Ad appena poche ore dalla messa online del nuovo e aggiornato catalogo, l’ESA su Twitter lo scorso aprile aveva annunciato che oltre 3mila visitatori da tutto il mondo avevano già scaricato dati. La missione si rivela così importante non solo per l’approccio “open” che privilegia la condivisione dei dati piuttosto che l’utilizzo per le scoperte del singolo team, ma anche perché in pochi mesi ha permesso di raggiungere importanti risultati.
Se infatti nei paper della missione Gaia i ricercatori si erano concentrati a spiegare come scaricare e utilizzare i dati per algoritmi che non attendevano altro che essere testati da anni, non fare scoperte era impossibile. Floor van Leeuwen, della collaborazione Gaia, ha spiegato: “Non era previso che facessimo scoperte, ma non abbiamo potuto fare a meno di farle”. E così osservando gli ammassi stellari, è stato scoperto che si gonfiano e lievitano quando una stella massiva finisce proprio nel loro centro.
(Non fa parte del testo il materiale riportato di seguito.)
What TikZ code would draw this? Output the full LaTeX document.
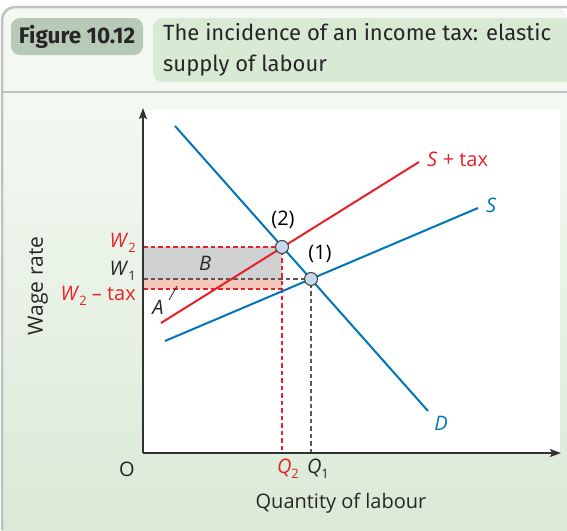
\documentclass[tikz,border=0pt]{standalone}
\usepackage{fontspec}
\setmainfont{Open Sans}
\newfontfamily\hdfont{Fira Sans}
\usetikzlibrary{arrows.meta}
\definecolor{ublue}{RGB}{0,118,186}
\definecolor{ured}{RGB}{232,32,42}
\definecolor{framegray}{RGB}{192,194,194}
\definecolor{hdbg}{RGB}{243,248,241}
\definecolor{bodytop}{RGB}{244,249,243}
\definecolor{bodybot}{RGB}{218,234,214}
\definecolor{figgray}{RGB}{183,202,184}
\definecolor{titlegreen}{RGB}{216,234,212}
\definecolor{areaB}{RGB}{208,209,211}
\definecolor{areaA}{RGB}{244,199,186}
\definecolor{ptfill}{RGB}{197,217,234}
\definecolor{axisgray}{RGB}{50,50,50}
\newcommand\sbs[1]{\raisebox{-0.45ex}{\fontsize{13}{13}\selectfont #1}}
\tikzset{
  curve/.style={line width=2pt},
  axisline/.style={line width=1.4pt, draw=axisgray, -{Stealth[length=11pt,width=8pt,inset=2pt]}},
  reddash/.style={ured, dashed, dash pattern=on 4.5pt off 3pt, line width=1.2pt},
  graydash/.style={black!65, dashed, dash pattern=on 4.5pt off 3pt, line width=1.2pt},
  pt/.style={circle, draw=black!75, fill=ptfill, line width=1pt, minimum size=13pt, inner sep=0pt},
  lbl/.style={font=\fontsize{20}{22}\selectfont, inner sep=1pt},
}
\begin{document}
\begin{tikzpicture}[x=1pt,y=-1pt]
\useasboundingbox (0,0) rectangle (567,530);
% backgrounds
\fill[white] (0,0) rectangle (567,530);
\fill[hdbg, rounded corners=13pt] (2,7) -- (567,7) -- (567,92) -- (2,92) -- cycle;
\fill[hdbg] (2,50) rectangle (567,92);
\shade[top color=bodytop, bottom color=bodybot] (2,92) rectangle (567,530);
\draw[framegray, line width=2.5pt, rounded corners=13pt] (2,530) -- (2,7) -- (567,7);
\draw[framegray, line width=2.5pt] (2,92) -- (567,92);
% header
\node[fill=figgray, rounded corners=9pt, minimum width=132pt, minimum height=37pt, inner sep=0pt,
  font=\hdfont\bfseries\fontsize{22.5}{24}\selectfont, text=black!85] (fig) at (77,36.5) {Figure 10.12};
\fill[titlegreen, rounded corners=10pt] (153,18) rectangle (580,82);
\node[anchor=north west, align=left, inner sep=0pt, font=\hdfont\fontsize{22}{31}\selectfont, text=black!85]
  (title) at (163,23) {The incidence of an income tax: elastic\\supply of labour};
% plot area
\fill[white] (143,110) rectangle (560,453);
\coordinate (O) at (143,453);
\coordinate (ytop) at (143,108);
\coordinate (xend) at (561,453);
% areas
\fill[areaB] (143,247) rectangle (282,279);
\fill[areaA] (143,279) rectangle (282,289);
% dashed lines
\coordinate (P2) at (282,247);
\coordinate (P1) at (311,279);
\coordinate (W2a) at (143,247);
\coordinate (W1a) at (143,279);
\coordinate (Wta) at (143,289);
\coordinate (Wtb) at (282,289);
\coordinate (Q2a) at (282,453);
\coordinate (Q1a) at (311,453);
\draw[reddash] (W2a) -- (P2) -- (Q2a);
\draw[reddash] (Wta) -- (Wtb);
\draw[graydash] (W1a) -- (P1) -- (Q1a);
% curves
\coordinate (Da) at (175,126);
\coordinate (Db) at (428,411);
\coordinate (Sa) at (165,341);
\coordinate (Sb) at (478,208);
\coordinate (Ta) at (161,323);
\coordinate (Tb) at (419,162);
\draw[curve, ured] (Ta) -- (Tb);
\draw[curve, ublue] (Sa) -- (Sb);
\draw[curve, ublue] (Da) -- (Db);
\node[pt] (n2) at (P2) {};
\node[pt] (n1) at (P1) {};
% axes
\draw[axisline] (O) -- (ytop);
\draw[axisline] (O) -- (xend);
% labels
\node[lbl] (l2) at (283,220) {(2)};
\node[lbl] (l1) at (320,254) {(1)};
\node[lbl, ured, anchor=west] (lT) at (426,159) {\textit{S} + tax};
\node[lbl, ublue, anchor=west] (lS) at (485,205) {\textit{S}};
\node[lbl, ublue] (lD) at (441,423) {\textit{D}};
\node[lbl, ured, anchor=east] (lW2) at (137,243) {\textit{W}\sbs{2}};
\node[lbl, black!85, anchor=east] (lW1) at (137,271) {\textit{W}\sbs{1}};
\node[lbl, ured, anchor=east] (lWt) at (137,296) {\textit{W}\sbs{2} – tax};
\node[lbl, black!85] (lB) at (205,263) {\textit{B}};
\node[lbl, black!85] (lA) at (158,307) {\textit{A}};
\coordinate (Aa) at (169,300);
\coordinate (Ab) at (177,286);
\draw[black!85, line width=0.8pt] (Aa) -- (Ab);
\node[lbl, black!85] (lO) at (127,469) {O};
\node[lbl, ured] (lQ2) at (288,469) {\textit{Q}\sbs{2}};
\node[lbl, black!85] (lQ1) at (318,469) {\textit{Q}\sbs{1}};
\node[lbl, black!85] (lx) at (341,503) {Quantity of labour};
\node[black!85, rotate=90, font=\fontsize{21}{23}\selectfont, inner sep=1pt] (ly) at (38,286) {Wage rate};
\end{tikzpicture}
\end{document}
In pochissimi giorni dal rilascio del catalogo, dozzine di nuovi articoli hanno iniziato a fioccare
C’è chi ha testato i modelli sulla formazione della Via Lattea dalla fusione di due piccole galassie, oppure chi ha misurato la distribuzione della materia oscura e ancora chi ha studiato l’evoluzione delle stelle quando si esaurisce la riserva di carburante nucleare. Denis Erkal, astronomo della University of Surrey di Guilford, nel regno Unito, ha utilizzato i dati di Gaia per stimare il peso della Grande nube di Magellano, la più grande galassia nana che orbita intorno alla Via Lattea. Proprio come il peso della Luna è stato misurato dagli effetti delle maree sugli oceani terrestri, così Erkal e colleghi hanno stimato il peso della nube dalle maree che induce sulle stelle della nostra galassia.
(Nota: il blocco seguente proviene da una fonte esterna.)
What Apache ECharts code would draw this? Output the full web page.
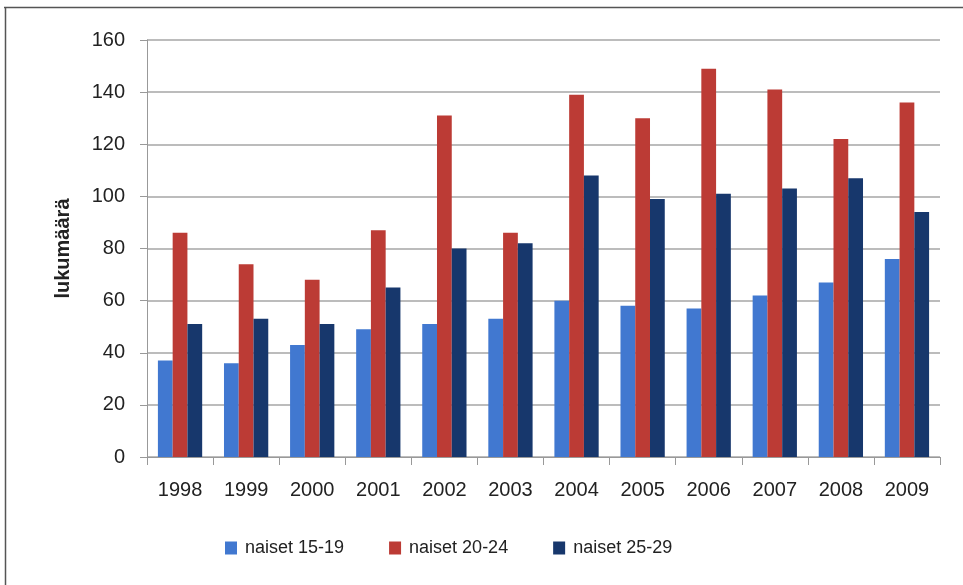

Tra queste poi ci sono scoperte le cui implicazioni vanno ben oltre la Via Lattea. Alcuni astronomi infatti si sono concentrati sulle misurazioni di un tipo particolare di stelle variabili che in cosmologia sono definite “candele standard” e vengono utilizzate come parametri fissi per determinare le distanze di oggetti celesti. Conoscendo infatti la distanza precisa delle candele standard, gli astronomi riescono a misurare galassie che sono molto più lontane. In particolare le candele standard si sono rivelate degli strumenti validi per stimare quanto velocemente l’universo si sta espandendo, ma i risultati ottenuti con il loro impiego hanno generato delle “tensioni”.
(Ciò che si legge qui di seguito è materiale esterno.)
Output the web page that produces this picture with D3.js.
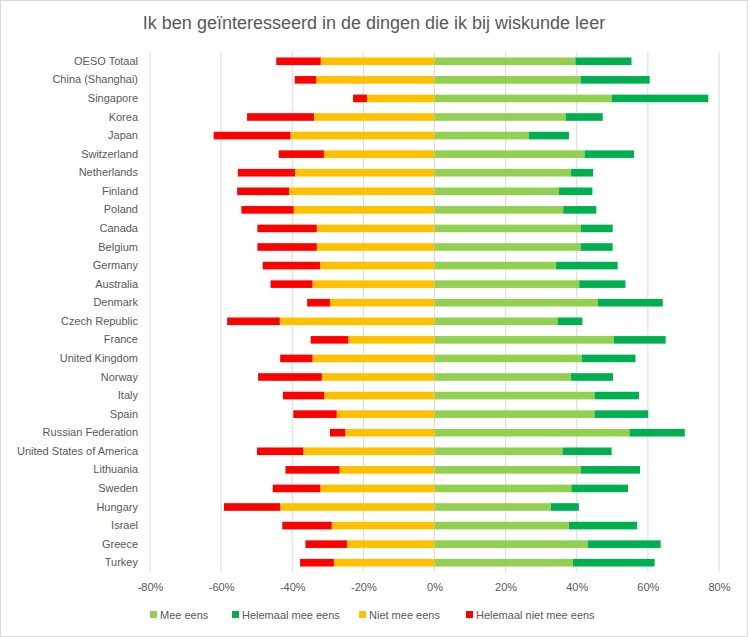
<!DOCTYPE html>
<html><head><meta charset="utf-8">
<script src="https://cdn.jsdelivr.net/npm/d3@7"></script>
<style>
body{margin:0;background:#fff;}
svg text{font-family:"Liberation Sans",Arial,sans-serif;fill:#595959;}
</style></head>
<body>
<svg id="chart" width="748" height="637"></svg>
<script>
const title = "Ik ben geïnteresseerd in de dingen die ik bij wiskunde leer";
const categories = ["OESO Totaal","China (Shanghai)","Singapore","Korea","Japan","Switzerland","Netherlands","Finland","Poland","Canada","Belgium","Germany","Australia","Denmark","Czech Republic","France","United Kingdom","Norway","Italy","Spain","Russian Federation","United States of America","Lithuania","Sweden","Hungary","Israel","Greece","Turkey"];
const meeEens = [39.6,41.1,49.8,36.9,26.5,42.2,38.4,35.0,36.2,41.1,41.1,34.2,40.7,45.9,34.6,50.4,41.4,38.4,45.0,45.0,54.8,36.0,41.1,38.5,32.7,37.8,43.1,38.9];
const helemaalMeeEens = [15.8,19.4,27.2,10.4,11.3,13.9,6.2,9.4,9.3,9.0,9.0,17.3,13.0,18.3,7.0,14.6,15.1,11.8,12.5,15.1,15.6,13.8,16.7,15.9,7.9,19.2,20.5,23.0];
const nietMeeEens = [32.0,33.3,19.0,33.9,40.5,31.1,39.2,40.9,39.6,33.1,33.1,32.2,34.3,29.4,43.5,24.2,34.3,31.7,31.0,27.5,25.1,36.9,26.7,32.1,43.4,28.9,24.6,28.3];
const helemaalNiet = [12.5,6.0,3.9,18.8,21.6,12.7,16.1,14.6,14.7,16.7,16.7,16.1,11.8,6.4,14.8,10.6,9.1,17.9,11.6,12.2,4.3,13.0,15.2,13.4,15.8,13.9,11.7,9.5];
const tickValues = [-80,-60,-40,-20,0,20,40,60,80];
const tickLabels = ["-80%","-60%","-40%","-20%","0%","20%","40%","60%","80%"];
const seriesNames = ["Mee eens","Helemaal mee eens","Niet mee eens","Helemaal niet mee eens"];
const colors = ["#92D050","#00B050","#FFC000","#FF0000"];

const svg = d3.select("#chart");
svg.append("rect").attr("x",0.5).attr("y",0.5).attr("width",747).attr("height",636)
  .attr("fill","#fff").attr("stroke","#d9d9d9");

const x = d3.scaleLinear().domain([-80,80]).range([150,719]);
const y = d3.scaleBand().domain(categories).range([52,572]).padding(0);
const bh = 7.6;

// gridlines
svg.append("g").selectAll("line").data(tickValues).join("line")
  .attr("x1",d=>x(d)).attr("x2",d=>x(d)).attr("y1",52).attr("y2",572)
  .attr("stroke","#d9d9d9").attr("stroke-width",1);

// stacks
const segs = [];
categories.forEach((c,i)=>{
  segs.push({c, x0:0, x1:meeEens[i], s:0});
  segs.push({c, x0:meeEens[i], x1:meeEens[i]+helemaalMeeEens[i], s:1});
  segs.push({c, x0:-nietMeeEens[i], x1:0, s:2});
  segs.push({c, x0:-nietMeeEens[i]-helemaalNiet[i], x1:-nietMeeEens[i], s:3});
});
svg.append("g").selectAll("rect").data(segs).join("rect")
  .attr("x",d=>x(Math.min(d.x0,d.x1)))
  .attr("width",d=>Math.abs(x(d.x1)-x(d.x0)))
  .attr("y",d=>y(d.c)+y.bandwidth()/2-bh/2)
  .attr("height",bh)
  .attr("fill",d=>colors[d.s]);

// y labels
const ya = svg.append("g").attr("transform","translate(145,0)")
  .call(d3.axisLeft(y).tickSize(0).tickPadding(7));
ya.select(".domain").remove();
ya.selectAll("text").style("font-size","11px").attr("fill","#595959");

// x labels
const xa = svg.append("g").attr("transform","translate(0,576)")
  .call(d3.axisBottom(x).tickValues(tickValues).tickSize(0).tickPadding(7)
    .tickFormat((d,i)=>tickLabels[i]));
xa.select(".domain").remove();
xa.selectAll("text").style("font-size","11px").attr("fill","#595959");

// title
svg.append("text").attr("x",374).attr("y",29).attr("text-anchor","middle")
  .style("font-size","18px").text(title);

// legend
const legX = [150,232,359,466];
const lg = svg.append("g");
seriesNames.forEach((n,i)=>{
  lg.append("rect").attr("x",legX[i]).attr("y",611).attr("width",7).attr("height",7).attr("fill",colors[i]);
  lg.append("text").attr("x",legX[i]+10).attr("y",619).style("font-size","11px").text(n);
});
</script>
</body></html>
Il confronto infatti tra i dati raccolti con questo metodo e le stime della velocità di espansione dell’universo realizzate dalle mappe della radiazione cosmica di fondo (CMB), cioè il bagliore che proviene dal Big Bang, mostra delle contraddizioni. L’obiettivo di alcuni astronomi è dunque di migliorare la precisione delle candele standard dai dati di Gaia e poter determinare così se le contraddizioni restino oppure no.
Se la versione della mappa tridimensionale di Gaia rilasciata nel 2016 era decisamente parziale, quella del 2018 si è rivelata molto più promettente. Il satellite però resta in orbita e continua a scattare immagini della nostra galassia per un nuovo catalogo arricchito e che sarà rilasciato già nel 2020. Il prossimo passo dunque sarà quello di accedere a nuove e preziose informazioni che permetteranno ai ricercatori di affinare le tecniche di ricerca di esopianeti o di dare la caccia alle onde gravitazionali.
La missione Gaia si rivela di grandissima importanza non solo per l’osservazione delle stelle nella Via Lattea, ma anche per scopi “pratici”, come il monitoraggio di asteroidi e comete nella galassia e in particolare di tutti quegli oggetti celesti la cui orbita potrebbe entrare in collisione con la Terra. Una mappa tridimensionale che, inevitabilmente, cambia il nostro modo di fare astronomia e le nostre conoscenze.